Дом, живой хоспис, стоял в ночи, насквозь просвеченный людской любовью, а Матвей не на мертвого сына смотрел: он смотрел на маленькую нищенку, как она поедала ей протянутую еду. Съела. Облизала ладонь свою, как зверек. Встала с пола. Раскинула руки. Затанцевала. Закружилась на одной ножке. Мелькали в воздухе одежды. Резко остановилась. Мертво и недвижно, не шелохнувшись, застыла. Вместо девочки посреди гостиной стояла наряженная елка. Горела и переливалась всеми шарами, свечками, бусами, шишками и орехами. На верхушке елки пылала красная звезда. Матвей зажмурился. Так, слепой, медленно, на ощупь, подошел к постели.
К сыну.
– Сынок, вставай… Сегодня праздник… Елка… Новый год…

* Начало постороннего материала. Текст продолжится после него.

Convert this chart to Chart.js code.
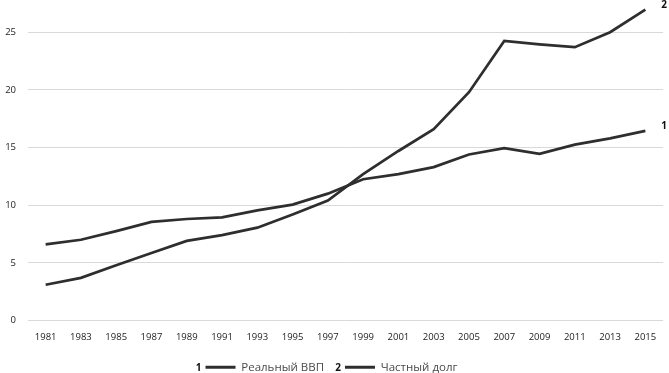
<!DOCTYPE html>
<html>
<head>
<meta charset="utf-8">
<script src="https://cdn.jsdelivr.net/npm/chart.js@4/dist/chart.umd.min.js"></script>
<style>
html,body{margin:0;padding:0;background:#fff;}
#wrap{width:669px;height:373px;}
</style>
</head>
<body>
<div id="wrap"><canvas id="c" width="669" height="373"></canvas></div>
<script>
const years = ['1981','1983','1985','1987','1989','1991','1993','1995','1997','1999','2001','2003','2005','2007','2009','2011','2013','2015'];
const realGDP = [6.6, 7.0, 7.75, 8.55, 8.8, 8.95, 9.55, 10.05, 11.0, 12.25, 12.7, 13.3, 14.4, 14.95, 14.45, 15.25, 15.8, 16.45];
const privateDebt = [3.1, 3.7, 4.8, 5.85, 6.9, 7.4, 8.05, 9.2, 10.4, 12.7, 14.7, 16.6, 19.8, 24.25, 23.95, 23.7, 25.0, 26.95];
const seriesNames = ['Реальный ВВП', 'Частный долг'];
const seriesTags = ['1', '2'];
const yTicks = [0, 5, 10, 15, 20, 25];

const lineColor = '#2e2e2e';
const font = "'Open Sans', 'DejaVu Sans', sans-serif";

const tagsPlugin = {
  id: 'tags',
  afterDraw(chart) {
    const ctx = chart.ctx;
    ctx.save();
    ctx.fillStyle = '#111';
    ctx.font = "bold 10px " + font;
    ctx.textBaseline = 'middle';
    ctx.textAlign = 'left';
    chart.data.datasets.forEach((ds, i) => {
      const meta = chart.getDatasetMeta(i);
      const pt = meta.data[meta.data.length - 1];
      ctx.fillText(seriesTags[i], pt.x + 16, pt.y - 5);
    });
    const boxes = chart.legend.legendHitBoxes || [];
    boxes.forEach((b, i) => {
      ctx.textAlign = 'right';
      ctx.fillText(seriesTags[i], b.left - 4, b.top + b.height / 2 + 1);
    });
    ctx.restore();
  }
};

new Chart(document.getElementById('c'), {
  type: 'line',
  data: {
    labels: years,
    datasets: [
      { label: seriesNames[0], data: realGDP, borderColor: lineColor, backgroundColor: lineColor, borderWidth: 2.7, pointRadius: 0, tension: 0 },
      { label: seriesNames[1], data: privateDebt, borderColor: lineColor, backgroundColor: lineColor, borderWidth: 2.7, pointRadius: 0, tension: 0 }
    ]
  },
  options: {
    responsive: false,
    animation: false,
    layout: { padding: { left: 0, right: 6, top: 0, bottom: -10 } },
    plugins: {
      legend: {
        position: 'bottom',
        labels: {
          color: '#4a4a4a',
          font: { family: font, size: 11.5 },
          boxWidth: 30,
          boxHeight: 3,
          padding: 3,
          generateLabels(chart) {
            return chart.data.datasets.map((ds, i) => ({
              text: ds.label + (i < chart.data.datasets.length - 1 ? '\u00a0\u00a0\u00a0\u00a0\u00a0\u00a0' : ''),
              fillStyle: ds.borderColor,
              strokeStyle: ds.borderColor,
              lineWidth: 0,
              fontColor: '#4a4a4a',
              hidden: false,
              datasetIndex: i
            }));
          }
        }
      },
      tooltip: { enabled: false }
    },
    scales: {
      x: {
        offset: true,
        afterFit(axis) { axis.height = 38; },
        grid: { display: false, drawTicks: false },
        border: { display: false },
        ticks: { color: '#222', font: { family: font, size: 9.5 }, autoSkip: false, maxRotation: 0, padding: 11 }
      },
      y: {
        min: 0,
        max: 27.3,
        afterBuildTicks(axis) { axis.ticks = yTicks.map(v => ({ value: v })); },
        afterFit(axis) { axis.width = 28; },
        grid: { color: '#d9d9d9', lineWidth: 1, drawTicks: true, tickLength: 12, tickColor: 'rgba(0,0,0,0)' },
        border: { display: false },
        ticks: { color: '#222', font: { family: font, size: 9.5 }, padding: 0 }
      }
    }
  },
  plugins: [tagsPlugin]
});
</script>
</body>
</html>
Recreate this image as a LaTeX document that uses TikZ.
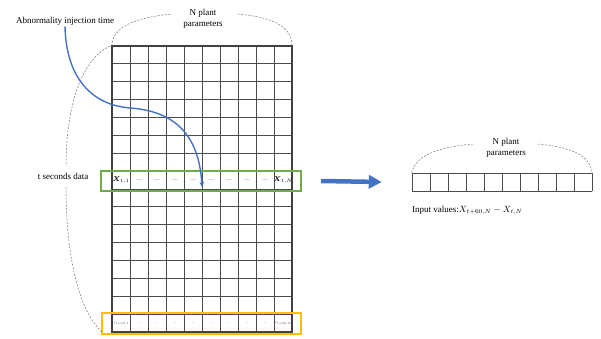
\documentclass[tikz,border=0pt]{standalone}
\usepackage{amsmath}
\usepackage{fontspec}
\setmainfont{Liberation Serif}
\usetikzlibrary{arrows.meta}
\definecolor{blueline}{HTML}{4472C4}
\definecolor{greenbox}{HTML}{70AD47}
\definecolor{goldbox}{HTML}{FFC000}
\tikzset{
  lbl/.style={font=\fontsize{9}{11}\selectfont,align=center,inner sep=1pt},
  celltxt/.style={font=\fontsize{7}{8}\selectfont,inner sep=0pt},
  dashtxt/.style={font=\fontsize{5}{6}\selectfont,inner sep=0pt,text=black!65},
  tinytxt/.style={font=\fontsize{5}{6}\selectfont,scale=0.62,inner sep=0pt,text=black!70},
  gridline/.style={draw=black!70,line width=0.9pt},
  bracearc/.style={draw=black!55,line width=0.5pt,dash pattern=on 2pt off 1.5pt}
}
\begin{document}
\begin{tikzpicture}[x=1pt,y=-1pt]
\useasboundingbox (0,0) rectangle (601,338);
% left table: 10 parameters x 16 rows
\foreach \i in {0,...,10}{
  \draw[gridline] (112+18*\i,46)--(112+18*\i,332);
}
\foreach \j in {0,...,16}{
  \draw[gridline] (112,46+17.875*\j)--(292,46+17.875*\j);
}
\draw[draw=black!75,line width=1.2pt] (112,46) rectangle (292,332);
\coordinate (gtl) at (112,46);
\coordinate (gtr) at (292,46);
\coordinate (gbl) at (102,332);
% highlighted rows
\node (trow) [draw=greenbox,line width=2pt,minimum width=200pt,minimum height=20.5pt,inner sep=0pt] at (201,181) {};
\node (lastrow) [draw=goldbox,line width=2pt,minimum width=199pt,minimum height=20.5pt,inner sep=0pt] at (201.5,323.3) {};
\node[celltxt] (x1) at (121,180.5) {$\boldsymbol{X}_{t,1}$};
\foreach \i in {1,...,8}{
  \node[dashtxt] (d\i) at (121+18*\i,180.5) {---};
}
\node[celltxt] (xN) at (283,180.5) {$\boldsymbol{X}_{t,N}$};
\node[tinytxt] (y1) at (121,323.5) {$x_{t+60,1}$};
\foreach \i in {1,...,8}{
  \node[tinytxt] (e\i) at (121+18*\i,323.5) {--};
}
\node[tinytxt] (yN) at (283,323.5) {$x_{t+60,N}$};
% labels
\node[lbl] (inj) at (65,21) {Abnormality injection time};
\node[lbl] (topN) at (203,18.5) {N plant\\parameters};
\node[lbl] (tsec) at (63,176) {t seconds data};
% braces
\draw[bracearc] (gtl) .. controls (112,25) and (140,17) .. (172,14);
\draw[bracearc] (238,14) .. controls (270,17) and (292,25) .. (gtr);
\draw[bracearc] (110,46) .. controls (80,60) and (66,110) .. (66,166);
\draw[bracearc] (66,187) .. controls (66,260) and (80,312) .. (gbl);
% injection time
\coordinate (inject) at (202,187);
\draw[blueline,line width=1.4pt,-{Stealth[length=5pt,width=4.5pt]}] (inj.south) .. controls (66,78) and (92,105) .. (130,108) .. controls (172,111) and (199,132) .. (inject);
% right table
\node (rrow) [minimum width=180pt,minimum height=18pt,inner sep=0pt] at (502,182) {};
\foreach \i in {0,...,10}{
  \draw[gridline] (412+18*\i,173)--(412+18*\i,191);
}
\draw[gridline] (412,173)--(592,173);
\draw[gridline] (412,191)--(592,191);
\node[lbl] (rightN) at (506,148) {N plant\\parameters};
\draw[bracearc] (rrow.north west) .. controls (415,155) and (440,147) .. (473,144);
\draw[bracearc] (538,144) .. controls (570,147) and (590,155) .. (rrow.north east);
\node[lbl,anchor=west] (inval) at (411,210) {Input values:$X_{t+60,N}-X_{t,N}$};
% big arrow
\draw[blueline,line width=4.5pt,-{Triangle[length=13pt,width=13pt]}] ([xshift=19pt]trow.east) -- ([xshift=-30pt]rrow.west);
\end{tikzpicture}
\end{document}
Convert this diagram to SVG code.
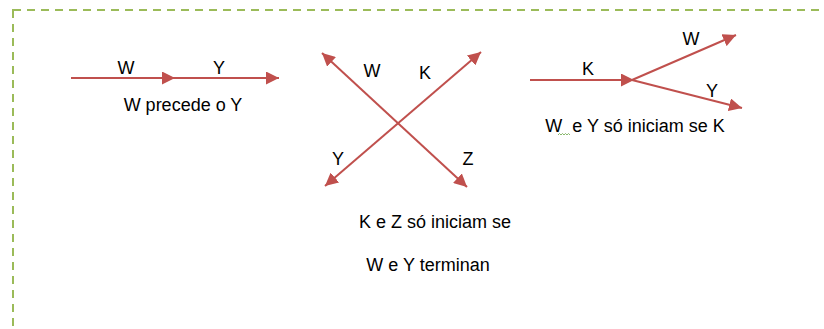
<svg xmlns="http://www.w3.org/2000/svg" width="824" height="329" viewBox="0 0 824 329">
<style>
.bd{fill:none;stroke:#9BBB59;stroke-width:2;stroke-dasharray:8 6}
.ar{fill:none;stroke:#C0504D;stroke-width:2}
.t{font-family:"Liberation Sans",Arial,sans-serif;font-size:18px;fill:#000;text-anchor:middle}
</style>
<defs>
<marker id="ah" markerUnits="userSpaceOnUse" markerWidth="13" markerHeight="13" refX="13" refY="6.5" orient="auto-start-reverse" viewBox="0 0 13 13">
<path d="M0,0 L13,6.5 L0,13 z" fill="#C0504D"/>
</marker>
</defs>
<rect class="bd" x="13" y="10" width="840" height="340"/>
<g id="connectors">
<line class="ar" x1="71" y1="78" x2="175" y2="78" marker-end="url(#ah)"/>
<line class="ar" x1="175" y1="78" x2="279" y2="78" marker-end="url(#ah)"/>
<line class="ar" x1="322" y1="53" x2="467" y2="187" marker-start="url(#ah)" marker-end="url(#ah)"/>
<line class="ar" x1="325" y1="186" x2="481" y2="52" marker-start="url(#ah)" marker-end="url(#ah)"/>
<line class="ar" x1="530" y1="80" x2="634" y2="80" marker-end="url(#ah)"/>
<line class="ar" x1="632" y1="80" x2="736" y2="35" marker-end="url(#ah)"/>
<line class="ar" x1="632" y1="80" x2="742" y2="108" marker-end="url(#ah)"/>
</g>
<g id="precede">
<text class="t" x="126" y="74">W</text>
<text class="t" x="219" y="74">Y</text>
<text class="t" x="183" y="111">W precede o Y</text>
</g>
<g id="cross">
<text class="t" x="372" y="77">W</text>
<text class="t" x="425" y="79">K</text>
<text class="t" x="338" y="165">Y</text>
<text class="t" x="468" y="165">Z</text>
<text class="t" x="435" y="228">K e Z só iniciam se</text>
<text class="t" x="428" y="271">W e Y terminan</text>
</g>
<g id="fork">
<text class="t" x="588" y="75">K</text>
<text class="t" x="691" y="45">W</text>
<text class="t" x="712" y="97">Y</text>
<text class="t" x="635" y="132" xml:space="preserve">W  e Y só iniciam se K</text>
<path d="M558,135 l1.5,-1.5 l1.5,1.5 l1.5,-1.5 l1.5,1.5 l1.5,-1.5 l1.5,1.5 l1.5,-1.5 l1.5,1.5" fill="none" stroke="#6BA547" stroke-width="0.8"/>
</g>
</svg>
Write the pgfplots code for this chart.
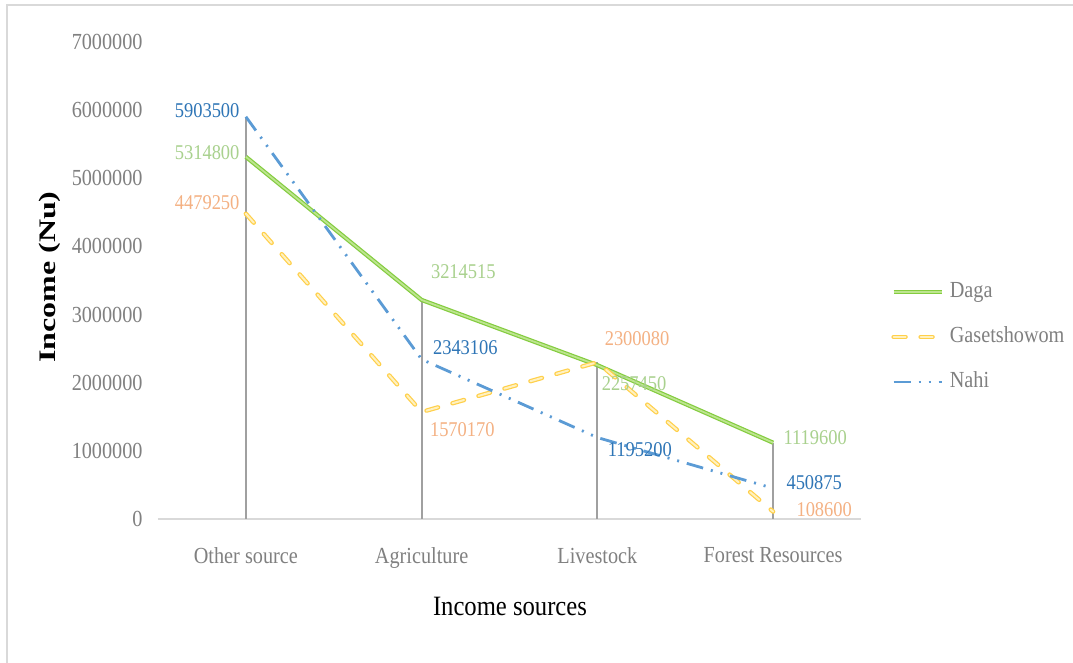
\documentclass[border=0pt]{standalone}
\usepackage{fontspec}
\setmainfont{Liberation Serif}[FakeStretch=0.88]
\newfontfamily\titlefont{Liberation Serif}
\usepackage{pgfplots}
\pgfplotsset{compat=1.18}
\usepackage{pgfplotstable}

\definecolor{tickgray}{HTML}{808080}
\definecolor{axisgray}{HTML}{D9D9D9}
\definecolor{dropgray}{HTML}{A0A0A0}
\definecolor{dagaedge}{HTML}{84CC3F}
\definecolor{dagain}{HTML}{BDE58F}
\definecolor{gasetedge}{HTML}{FFD04A}
\definecolor{gasetin}{HTML}{FFF1C0}
\definecolor{nahiline}{HTML}{5B9BD5}
\definecolor{dagalab}{HTML}{A9D18E}
\definecolor{gasetlab}{HTML}{F4B183}
\definecolor{nahilab}{HTML}{2E75B6}

% x = category, y = income, dx/dy = label offset (pt), anc = label anchor angle (0 east, 180 west)
\pgfplotstableread{
x y dx dy anc
0 5314800 -3 2 0
1 3214515 4.5 14 180
2 2257450 2 -9 180
3 1119600 5 2.5 180
}\daga
\pgfplotstableread{
x y dx dy anc
0 4479250 -3 5.5 0
1 1570170 4 -9 180
2 2300080 3.5 12 180
3 108600 11.5 1 180
}\gaset
\pgfplotstableread{
x y dx dy anc
0 5903500 -3 3 0
1 2343106 5.5 6 180
2 1195200 5 -6 180
3 450875 6.5 3 180
}\nahi

\pgfplotsset{
  labelled/.style={
    draw=none, forget plot,
    point meta=explicit symbolic,
    visualization depends on={\thisrow{dx}\as\ldx},
    visualization depends on={\thisrow{dy}\as\ldy},
    visualization depends on={\thisrow{anc}\as\lanc},
    nodes near coords,
    every node near coord/.append style={anchor=\lanc, xshift=\ldx pt, yshift=\ldy pt,
        inner sep=0pt, font=\fontsize{10.5}{12}\selectfont, text=#1},
  },
}

\begin{document}
\begin{tikzpicture}
\useasboundingbox[fill=white] (-79pt,-72pt) rectangle (457.5pt,259.5pt);
\draw[axisgray, line width=1.2pt] (-75.5pt,-72pt) -- (-75.5pt,257pt) -- (457.5pt,257pt);
\begin{axis}[
    at={(0,0)}, anchor=south west,
    width=351.5pt, height=238.5pt, scale only axis,
    xmin=-0.5, xmax=3.5, ymin=0, ymax=7000000,
    clip=false,
    axis lines*=left,
    x axis line style={draw=axisgray, line width=1pt, -},
    y axis line style={draw=none},
    tick style={draw=none},
    xtick={0,1,2,3},
    xticklabels={Other source, Agriculture, Livestock, Forest Resources},
    ytick={0,1000000,...,7000000},
    scaled y ticks=false,
    yticklabel={\pgfmathprintnumber[fixed,precision=0,1000 sep={}]{\tick}},
    /pgf/number format/assume math mode=true,
    ticklabel style={font=\fontsize{11.5}{13}\selectfont, text=tickgray, inner sep=0pt},
    xticklabel shift=14pt,
    yticklabel shift=7.5pt,
    xlabel={Income sources},
    xlabel style={at={(axis description cs:0.5007,-0.1824)}, anchor=center,
        font=\fontsize{14}{16}\selectfont, inner sep=0pt},
    ylabel={\scalebox{1}[0.74]{\titlefont\bfseries Income (Nu)}},
    ylabel style={at={(axis description cs:-0.1536,0.507)}, anchor=center,
        font=\fontsize{16}{18}\selectfont, inner sep=0pt},
    legend style={at={(axis description cs:1.0427,0.3816)}, anchor=west,
        draw=none, fill=none, inner sep=0pt, row sep=12pt, column sep=3pt,
        font=\fontsize{11.5}{13}\selectfont, text=tickgray,
        nodes={inner sep=0pt, text height=8pt, text depth=2.5pt},
        cells={anchor=west}},
    legend image code/.code={\draw[#1] (0pt,0pt) -- (24pt,0pt);},
]
% drop lines to the highest value in each category
\addplot[ycomb, draw=dropgray, line width=0.9pt, forget plot] coordinates {
    (0,5903500) (1,3214515) (2,2300080) (3,1119600)
};

\addplot[draw=dagaedge, double=dagain, double distance=0.9pt, line width=0.6pt]
    table[x=x, y=y] {\daga};
\addlegendentry{Daga}

\addplot[draw=gasetedge, double=gasetin, double distance=1pt, line width=0.6pt,
    line cap=round, dash pattern=on 6pt off 7.5pt]
    table[x=x, y=y] {\gaset};
\addlegendentry{Gasetshowom}

\addplot[draw=nahiline, line width=1.4pt,
    dash pattern=on 8.5pt off 4pt on 1pt off 4pt on 1pt off 4pt]
    table[x=x, y=y] {\nahi};
\addlegendentry{Nahi}

% data labels
\addplot[labelled=dagalab] table[x=x, y=y, meta=y] {\daga};
\addplot[labelled=gasetlab] table[x=x, y=y, meta=y] {\gaset};
\addplot[labelled=nahilab] table[x=x, y=y, meta=y] {\nahi};
\end{axis}
\end{tikzpicture}
\end{document}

Мальчик сладко спит. Он сейчас встанет. Мать приготовила на кухне новогодний сладкий пирог, брусничный, как сынок любит, он же так мечтал о пироге с брусникой; напекла румяных смешных беляшей, уже в салатницах дремлют карнавальный пестрый оливье и строгая, от свеклы лиловая, как монахиня в рясе, селедка под шубой, а в белой царской миске стынет чудесный холодец. И в розетке рядом – снеговая горка хрена. И – вот икра, дорого куплена на рынке, у астраханских бойких теток с калмыцким разрезом глаз, тайно, из-под полы, черная, смоляная, зернистая, целая трехлитровая банка, царское богатство, ну, такой знаменитый на весь город врач, как Матвей Филиппыч, может позволить себе к праздничному столу такую роскошь.
За спиной Матвея, внутри медленно шевелящейся тьмы, стояла, тихо мерцая, всплескивая, как тонкими руками, пучками яркого цветного света, праздничная елка, прекраснее не было на свете.
…елка, целый мир, нарядный, темный, грязный, колкий, остро, больно, ярко, ясно, драгоценный свет, зелено-синяя колючая земля, крутится, солью плачет, кровью горит, ветки и штыки топырит, а Марк собою ее, душистую, смоляную, кровавую, огненную, обкрутил, обмотал живым серпантином, телом своим закрывал, стеклянные моря ее переплывал, мишуру ее, голодая, глодал, лился по ней вдоль и поперек серебряным, золотым дождем. Всю ее обхватил. Облапил. За одно это, что мир еловый, мрачный он собою, дерзким, обнял, дерзко полюбил и присвоил, в торбу сердца весело засунул, ему все грехи простятся. Кем? Да им. Им самим. Матвеем, как тебя по отчеству, доктор? Эй, Матвей, а тебя Матвей зовут? Может, иначе?